Al diavolo tutto. Per una mattina fai finta che il mondo non esista, che tutto finisca davvero con il promontorio verde di pini, la spiaggia, gli ombrelloni e questo orizzonte che sfuma nel caldo. Non c’è neanche la tramontana, perché il vento bene o male ti mette addosso un po’ di inquietudine; corre, indica distanze, apre spazi. No, è tutto immobile, come la bandiera che sul molo ciondola appesa all’asta. Tu leggi un buon libro, ogni tanto lanci un’occhiata al largo. Non fare quell’aria inquieta stile Roy Scheider mentre i suoi figli nuotano a pochi passi dallo squalo. Eddai, sono tutti lì, ogni cosa è sotto controllo. Per un attimo stacca davvero i contatti. Niente lavoro, niente angosce esistenziali. Fai finta che il mondo non stia girando a trenta chilometri al secondo, che non incroci milioni di stelle e di galassie.
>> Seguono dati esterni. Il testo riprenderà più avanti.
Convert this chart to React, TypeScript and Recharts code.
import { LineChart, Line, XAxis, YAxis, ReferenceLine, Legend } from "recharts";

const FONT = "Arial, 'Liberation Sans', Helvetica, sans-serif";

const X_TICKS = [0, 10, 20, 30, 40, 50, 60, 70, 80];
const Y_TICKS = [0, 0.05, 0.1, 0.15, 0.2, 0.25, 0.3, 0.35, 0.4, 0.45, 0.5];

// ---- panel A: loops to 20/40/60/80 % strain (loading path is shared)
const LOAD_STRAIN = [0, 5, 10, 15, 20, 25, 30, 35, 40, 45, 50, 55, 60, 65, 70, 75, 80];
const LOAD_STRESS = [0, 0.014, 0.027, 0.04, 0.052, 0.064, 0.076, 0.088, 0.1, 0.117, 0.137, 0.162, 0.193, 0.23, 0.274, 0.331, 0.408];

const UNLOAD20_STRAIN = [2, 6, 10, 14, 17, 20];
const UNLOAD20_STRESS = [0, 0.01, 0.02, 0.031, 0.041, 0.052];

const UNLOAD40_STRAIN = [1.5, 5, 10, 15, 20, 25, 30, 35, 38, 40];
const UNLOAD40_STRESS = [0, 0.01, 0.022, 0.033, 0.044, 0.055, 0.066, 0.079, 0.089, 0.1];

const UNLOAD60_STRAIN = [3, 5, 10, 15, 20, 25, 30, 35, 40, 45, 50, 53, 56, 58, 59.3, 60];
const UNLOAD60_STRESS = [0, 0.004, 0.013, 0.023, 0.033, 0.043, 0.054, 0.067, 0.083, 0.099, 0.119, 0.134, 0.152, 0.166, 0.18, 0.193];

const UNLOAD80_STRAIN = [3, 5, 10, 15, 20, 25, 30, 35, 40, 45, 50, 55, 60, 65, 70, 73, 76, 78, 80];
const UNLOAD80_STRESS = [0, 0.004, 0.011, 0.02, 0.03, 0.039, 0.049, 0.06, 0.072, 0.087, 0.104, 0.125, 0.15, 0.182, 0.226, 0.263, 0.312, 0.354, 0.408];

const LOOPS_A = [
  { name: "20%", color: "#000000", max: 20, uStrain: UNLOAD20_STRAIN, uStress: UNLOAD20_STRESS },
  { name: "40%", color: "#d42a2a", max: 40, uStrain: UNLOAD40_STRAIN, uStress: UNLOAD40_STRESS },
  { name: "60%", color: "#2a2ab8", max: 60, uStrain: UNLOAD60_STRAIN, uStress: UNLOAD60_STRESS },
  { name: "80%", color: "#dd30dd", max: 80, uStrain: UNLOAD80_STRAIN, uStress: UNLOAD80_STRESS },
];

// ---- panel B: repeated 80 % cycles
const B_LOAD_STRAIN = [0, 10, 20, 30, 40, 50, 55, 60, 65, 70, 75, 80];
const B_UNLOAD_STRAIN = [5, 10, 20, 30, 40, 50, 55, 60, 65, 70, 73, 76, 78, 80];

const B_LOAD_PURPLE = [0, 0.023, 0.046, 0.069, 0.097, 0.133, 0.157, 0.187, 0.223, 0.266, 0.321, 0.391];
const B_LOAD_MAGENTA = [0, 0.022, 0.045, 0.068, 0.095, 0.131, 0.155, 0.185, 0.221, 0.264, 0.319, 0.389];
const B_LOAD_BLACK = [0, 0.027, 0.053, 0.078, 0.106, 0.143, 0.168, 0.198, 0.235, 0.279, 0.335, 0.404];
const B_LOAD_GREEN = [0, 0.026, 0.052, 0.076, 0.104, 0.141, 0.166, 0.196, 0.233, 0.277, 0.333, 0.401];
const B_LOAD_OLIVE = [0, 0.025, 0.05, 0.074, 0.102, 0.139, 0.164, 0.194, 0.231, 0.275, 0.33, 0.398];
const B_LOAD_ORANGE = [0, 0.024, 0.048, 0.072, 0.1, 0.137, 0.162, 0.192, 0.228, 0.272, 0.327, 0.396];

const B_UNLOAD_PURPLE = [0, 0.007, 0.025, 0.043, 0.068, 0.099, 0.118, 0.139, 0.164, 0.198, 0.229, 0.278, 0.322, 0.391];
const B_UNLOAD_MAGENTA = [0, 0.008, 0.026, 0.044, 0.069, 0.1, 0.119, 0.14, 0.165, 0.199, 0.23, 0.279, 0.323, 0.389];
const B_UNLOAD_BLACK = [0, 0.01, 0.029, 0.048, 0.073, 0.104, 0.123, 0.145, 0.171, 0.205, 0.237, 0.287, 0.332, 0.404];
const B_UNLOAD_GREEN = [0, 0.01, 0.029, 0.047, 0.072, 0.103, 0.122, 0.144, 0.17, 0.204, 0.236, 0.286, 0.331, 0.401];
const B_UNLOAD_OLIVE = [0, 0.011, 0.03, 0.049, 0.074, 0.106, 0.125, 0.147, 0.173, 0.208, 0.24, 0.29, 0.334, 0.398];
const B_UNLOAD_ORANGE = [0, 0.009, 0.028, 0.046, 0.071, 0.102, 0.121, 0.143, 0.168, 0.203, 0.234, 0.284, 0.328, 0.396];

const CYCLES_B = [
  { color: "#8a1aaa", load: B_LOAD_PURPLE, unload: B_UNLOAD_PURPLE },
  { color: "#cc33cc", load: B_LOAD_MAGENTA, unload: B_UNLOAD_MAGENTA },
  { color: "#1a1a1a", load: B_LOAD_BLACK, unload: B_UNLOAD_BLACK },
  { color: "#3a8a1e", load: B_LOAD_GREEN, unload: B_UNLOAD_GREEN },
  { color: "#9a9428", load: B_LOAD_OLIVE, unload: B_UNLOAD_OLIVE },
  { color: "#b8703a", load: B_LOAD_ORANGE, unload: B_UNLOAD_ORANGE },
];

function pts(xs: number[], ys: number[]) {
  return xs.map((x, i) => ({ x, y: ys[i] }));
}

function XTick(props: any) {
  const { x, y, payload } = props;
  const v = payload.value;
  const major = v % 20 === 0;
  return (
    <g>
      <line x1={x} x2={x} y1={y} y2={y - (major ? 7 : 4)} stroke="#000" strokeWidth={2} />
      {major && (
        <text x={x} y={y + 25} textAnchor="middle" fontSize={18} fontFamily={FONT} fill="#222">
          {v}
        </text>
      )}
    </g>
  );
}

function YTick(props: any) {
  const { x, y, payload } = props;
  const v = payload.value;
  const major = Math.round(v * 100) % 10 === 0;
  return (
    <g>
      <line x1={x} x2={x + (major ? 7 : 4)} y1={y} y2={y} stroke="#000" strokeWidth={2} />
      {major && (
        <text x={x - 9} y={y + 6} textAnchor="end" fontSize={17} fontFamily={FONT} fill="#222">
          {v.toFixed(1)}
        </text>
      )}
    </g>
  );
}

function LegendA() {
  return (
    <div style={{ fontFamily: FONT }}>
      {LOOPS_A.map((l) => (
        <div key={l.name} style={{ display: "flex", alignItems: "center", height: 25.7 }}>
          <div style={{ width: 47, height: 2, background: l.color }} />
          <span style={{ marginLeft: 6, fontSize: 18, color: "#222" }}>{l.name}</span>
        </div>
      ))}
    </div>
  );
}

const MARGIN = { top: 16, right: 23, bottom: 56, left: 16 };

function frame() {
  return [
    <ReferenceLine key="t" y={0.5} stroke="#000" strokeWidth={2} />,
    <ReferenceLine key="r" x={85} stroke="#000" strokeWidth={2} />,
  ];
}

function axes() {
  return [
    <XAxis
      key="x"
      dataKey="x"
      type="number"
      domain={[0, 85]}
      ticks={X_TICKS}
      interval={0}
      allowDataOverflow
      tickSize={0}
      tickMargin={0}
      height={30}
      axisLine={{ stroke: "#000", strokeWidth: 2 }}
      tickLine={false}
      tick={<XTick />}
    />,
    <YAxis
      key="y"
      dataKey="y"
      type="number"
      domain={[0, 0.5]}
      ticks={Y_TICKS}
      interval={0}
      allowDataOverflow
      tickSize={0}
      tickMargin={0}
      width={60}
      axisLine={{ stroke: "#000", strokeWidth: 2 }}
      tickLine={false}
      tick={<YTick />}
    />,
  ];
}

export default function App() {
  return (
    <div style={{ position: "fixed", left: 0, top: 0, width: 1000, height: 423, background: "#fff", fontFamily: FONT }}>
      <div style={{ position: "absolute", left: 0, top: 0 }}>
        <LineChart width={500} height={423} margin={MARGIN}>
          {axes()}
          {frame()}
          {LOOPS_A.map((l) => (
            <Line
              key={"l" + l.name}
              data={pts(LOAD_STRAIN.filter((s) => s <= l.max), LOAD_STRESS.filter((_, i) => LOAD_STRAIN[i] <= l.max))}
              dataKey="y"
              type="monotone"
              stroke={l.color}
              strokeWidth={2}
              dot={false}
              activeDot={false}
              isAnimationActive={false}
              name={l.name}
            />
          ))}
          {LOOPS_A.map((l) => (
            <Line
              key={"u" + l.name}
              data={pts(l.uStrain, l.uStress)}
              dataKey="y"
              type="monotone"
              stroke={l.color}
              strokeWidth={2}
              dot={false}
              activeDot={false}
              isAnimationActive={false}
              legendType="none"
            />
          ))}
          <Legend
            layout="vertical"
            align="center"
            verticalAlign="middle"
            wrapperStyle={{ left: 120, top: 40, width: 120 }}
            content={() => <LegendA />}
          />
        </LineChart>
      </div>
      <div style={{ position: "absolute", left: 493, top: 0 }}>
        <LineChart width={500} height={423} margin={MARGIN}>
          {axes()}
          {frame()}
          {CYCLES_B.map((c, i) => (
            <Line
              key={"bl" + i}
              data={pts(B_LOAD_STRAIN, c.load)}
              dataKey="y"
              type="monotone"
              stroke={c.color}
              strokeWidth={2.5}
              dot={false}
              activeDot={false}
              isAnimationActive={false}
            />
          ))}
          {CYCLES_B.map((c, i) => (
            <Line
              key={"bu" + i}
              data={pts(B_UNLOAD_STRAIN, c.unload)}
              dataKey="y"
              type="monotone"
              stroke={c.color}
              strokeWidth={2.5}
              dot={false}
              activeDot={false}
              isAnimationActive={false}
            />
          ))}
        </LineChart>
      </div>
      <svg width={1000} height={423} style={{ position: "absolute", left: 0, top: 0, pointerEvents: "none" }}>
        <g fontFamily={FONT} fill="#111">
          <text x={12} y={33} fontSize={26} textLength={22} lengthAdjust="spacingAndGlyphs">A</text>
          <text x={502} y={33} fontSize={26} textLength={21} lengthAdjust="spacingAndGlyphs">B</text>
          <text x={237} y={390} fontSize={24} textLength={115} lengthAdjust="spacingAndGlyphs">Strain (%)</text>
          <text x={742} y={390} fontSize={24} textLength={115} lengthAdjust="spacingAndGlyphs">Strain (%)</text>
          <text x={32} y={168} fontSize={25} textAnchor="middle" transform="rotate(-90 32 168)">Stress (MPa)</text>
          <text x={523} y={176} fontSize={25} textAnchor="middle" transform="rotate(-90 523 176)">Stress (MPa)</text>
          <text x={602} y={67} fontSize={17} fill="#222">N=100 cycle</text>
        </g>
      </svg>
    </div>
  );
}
Intanto, diciamoci la verità, non puoi farci granché. Goditi una mattina d’estate. Dimentica il resto. Respira questo odore di sale e crema solare. Di sassi, perché il caldo fa profumare anche le pietre. Guarda le case, la gente come te che finge di leggere mentre semplicemente sta e vive. Lancia una rapida occhiata al segno sulla sabbia che ha lasciato la ragazza con il costume bianco. Non c’è vergogna, non c’è peccato perché il sole di mezzogiorno bagna tutto come una benedizione. Se non fosse per la campana della chiesa diresti che davvero il tempo si è dimenticato di noi.
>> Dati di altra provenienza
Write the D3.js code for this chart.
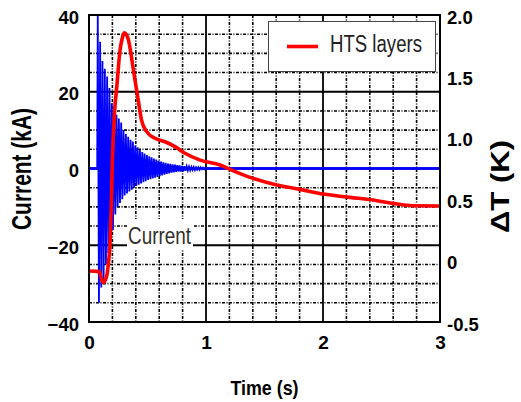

Nessuno sta male, nessuno soffre. Nessuno può morire in questa calma. L’unica preoccupazione è il pesce che cuoce nella pentola, il rosmarino da mettere prima di portarlo in tavola. Allora prendi il telefono e provi a scattare. La luce è perfetta, immobile, senza ombre. I bambini al largo sul materassino sono appena delle silhouette contro l’argento. Uno accanto all’altro, un agitarsi di braccia e schizzi. Sembrano distanti, irraggiungibili. Qualcosa ti separa da loro, non è soltanto la lente.
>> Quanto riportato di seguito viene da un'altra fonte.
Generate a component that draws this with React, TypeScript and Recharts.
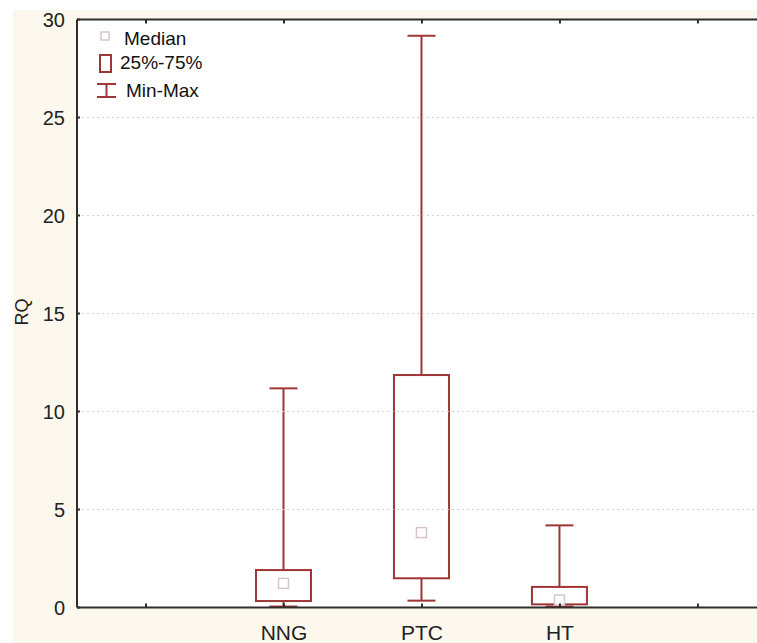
import React from "react";
import { ComposedChart, Bar, XAxis, YAxis, ReferenceArea, ReferenceLine } from "recharts";

const categories = ["", "NNG", "PTC", "HT", ""];
const positions = [0, 1, 2, 3, 4];
const minValues: (number | null)[] = [null, 0.05, 0.35, 0.05, null];
const q1Values: (number | null)[] = [null, 0.33, 1.49, 0.16, null];
const medianValues: (number | null)[] = [null, 1.23, 3.82, 0.38, null];
const q3Values: (number | null)[] = [null, 1.91, 11.86, 1.05, null];
const maxValues: (number | null)[] = [null, 11.18, 29.17, 4.19, null];
const yTicks = [0, 5, 10, 15, 20, 25, 30];
const gridValues = [5, 10, 15, 20, 25];
const xDomain: [number, number] = [-0.5, 4.428];
const yDomain: [number, number] = [0, 30];
const legendLabels = ["Median", "25%-75%", "Min-Max"];
const axisTitle = "RQ";

const data = categories.map((c, i) => ({
  name: c,
  pos: positions[i],
  min: minValues[i],
  q1: q1Values[i],
  median: medianValues[i],
  q3: q3Values[i],
  max: maxValues[i],
}));

const BOX = "#9e3636";
const MED = "#d6c6c6";
const AXIS = "#2e2e2e";
const GRID = "#d4d4d4";
const FONT = "'Liberation Sans', Arial, sans-serif";

const BoxShape = (props: any) => {
  const { x, y, width, height, payload } = props;
  if (payload == null || payload.min == null) return null;
  const { min, q1, median, q3, max } = payload;
  const yOf = (v: number) => y + (height * (max - v)) / (max - min);
  const cx = x + width / 2;
  const capHalf = 14;
  const yQ3 = yOf(q3);
  const yQ1 = yOf(q1);
  const yMed = yOf(median);
  const yMax = yOf(max);
  const yMin = yOf(min);
  return (
    <g>
      <line x1={cx} x2={cx} y1={yMax} y2={yQ3} stroke={BOX} strokeWidth={2} />
      <line x1={cx} x2={cx} y1={yQ1} y2={yMin} stroke={BOX} strokeWidth={2} />
      <line x1={cx - capHalf} x2={cx + capHalf} y1={yMax} y2={yMax} stroke={BOX} strokeWidth={2} />
      <line x1={cx - capHalf} x2={cx + capHalf} y1={yMin} y2={yMin} stroke={BOX} strokeWidth={2} />
      <rect x={x} y={yQ3} width={width} height={yQ1 - yQ3} fill="#ffffff" stroke={BOX} strokeWidth={2} />
      <rect x={cx - 5} y={yMed - 5} width={10} height={10} fill="#ffffff" stroke={MED} strokeWidth={1.5} />
    </g>
  );
};

const BottomTick = (props: any) => {
  const { x, y, payload } = props;
  const label = categories[positions.indexOf(payload.value)] ?? "";
  return (
    <g>
      <line x1={x} x2={x} y1={y - 4} y2={y} stroke={AXIS} strokeWidth={2} />
      <text x={x} y={y + 32} textAnchor="middle" fontSize={21} fontFamily={FONT} fill="#222">
        {label}
      </text>
    </g>
  );
};

const TopTick = (props: any) => {
  const { x, y } = props;
  return <line x1={x} x2={x} y1={y} y2={y + 4} stroke={AXIS} strokeWidth={2} />;
};

const LeftTick = (props: any) => {
  const { x, y, payload } = props;
  return (
    <g>
      <line x1={x} x2={x + 3} y1={y} y2={y} stroke={AXIS} strokeWidth={2} />
      <text x={x - 12} y={y + 7} textAnchor="end" fontSize={20} fontFamily={FONT} fill="#222">
        {payload.value}
      </text>
    </g>
  );
};

const LegendOverlay = () => (
  <svg
    width={757}
    height={643}
    style={{ position: "absolute", left: 0, top: 0, pointerEvents: "none" }}
  >
    <g fontFamily={FONT} fill="#111">
      <rect x={101} y={32} width={8} height={8} fill="#fff" stroke={MED} strokeWidth={1.5} />
      <text x={124} y={45} fontSize={19}>{legendLabels[0]}</text>
      <rect x={100} y={55} width={11} height={17} fill="#fff" stroke={BOX} strokeWidth={2} />
      <text x={120} y={69} fontSize={19}>{legendLabels[1]}</text>
      <line x1={97} x2={116} y1={84} y2={84} stroke={BOX} strokeWidth={2} />
      <line x1={97} x2={116} y1={97} y2={97} stroke={BOX} strokeWidth={2} />
      <line x1={106.5} x2={106.5} y1={84} y2={97} stroke={BOX} strokeWidth={2} />
      <text x={126} y={97} fontSize={19}>{legendLabels[2]}</text>
      <text
        x={0}
        y={0}
        transform="translate(28,312) rotate(-90)"
        textAnchor="middle"
        fontSize={18}
        fill="#222"
      >
        {axisTitle}
      </text>
    </g>
  </svg>
);

export default function App() {
  return (
    <div
      style={{
        position: "absolute",
        left: 0,
        top: 0,
        width: 757,
        height: 643,
        overflow: "hidden",
        background: "#ffffff",
      }}
    >
      <div
        style={{
          position: "absolute",
          left: 13,
          top: 10,
          width: 744,
          height: 633,
          background: "#fcf8ed",
        }}
      />
      <div style={{ position: "absolute", left: 0, top: 0 }}>
        <ComposedChart
          width={757}
          height={643}
          data={data}
          margin={{ top: 9.5, right: 0, bottom: 0, left: 17 }}
        >
          <XAxis
            dataKey="pos"
            type="number"
            xAxisId="bottom"
            orientation="bottom"
            domain={xDomain}
            allowDataOverflow
            ticks={positions}
            height={35.5}
            interval={0}
            tickSize={0}
            tickMargin={0}
            axisLine={false}
            tickLine={false}
            tick={<BottomTick />}
          />
          <XAxis
            dataKey="pos"
            type="number"
            xAxisId="top"
            orientation="top"
            domain={xDomain}
            allowDataOverflow
            ticks={positions}
            height={10}
            interval={0}
            tickSize={0}
            tickMargin={0}
            axisLine={false}
            tickLine={false}
            tick={<TopTick />}
          />
          <YAxis
            width={60}
            domain={yDomain}
            ticks={yTicks}
            interval={0}
            tickSize={0}
            tickMargin={0}
            axisLine={false}
            tickLine={false}
            tick={<LeftTick />}
          />
          <ReferenceArea
            xAxisId="bottom"
            x1={xDomain[0]}
            x2={xDomain[1]}
            y1={yDomain[0]}
            y2={yDomain[1]}
            fill="#ffffff"
            fillOpacity={1}
            stroke="none"
          />
          {gridValues.map((v) => (
            <ReferenceLine
              key={v}
              xAxisId="bottom"
              y={v}
              stroke={GRID}
              strokeWidth={1}
              strokeDasharray="2 3"
            />
          ))}
          <ReferenceLine xAxisId="bottom" y={yDomain[1]} stroke={AXIS} strokeWidth={2} />
          <ReferenceLine xAxisId="bottom" y={yDomain[0]} stroke={AXIS} strokeWidth={2} />
          <ReferenceLine xAxisId="bottom" x={xDomain[0]} stroke={AXIS} strokeWidth={2} />
          <Bar
            xAxisId="bottom"
            dataKey={(d: any) => (d.min == null ? null : [d.min, d.max])}
            barSize={55}
            isAnimationActive={false}
            shape={<BoxShape />}
          />
        </ComposedChart>
      </div>
      <LegendOverlay />
    </div>
  );
}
Sì, il quadro è quasi perfetto. Ancora un dettaglio. Stringi l’inquadratura. E d’un tratto la costa sparisce. Restano soltanto loro e l’orizzonte sgombro di navi. Intorno senti un silenzio terribile, un sole di piombo gli mangia il respiro. Il mare è profondo migliaia di metri. Nero. Il materassino pare un gommone che si sgonfia sotto di loro mentre si agitano nell’aria immobile. E non ci sei più tu, non c’è nessuno ad aspettarli sulla riva.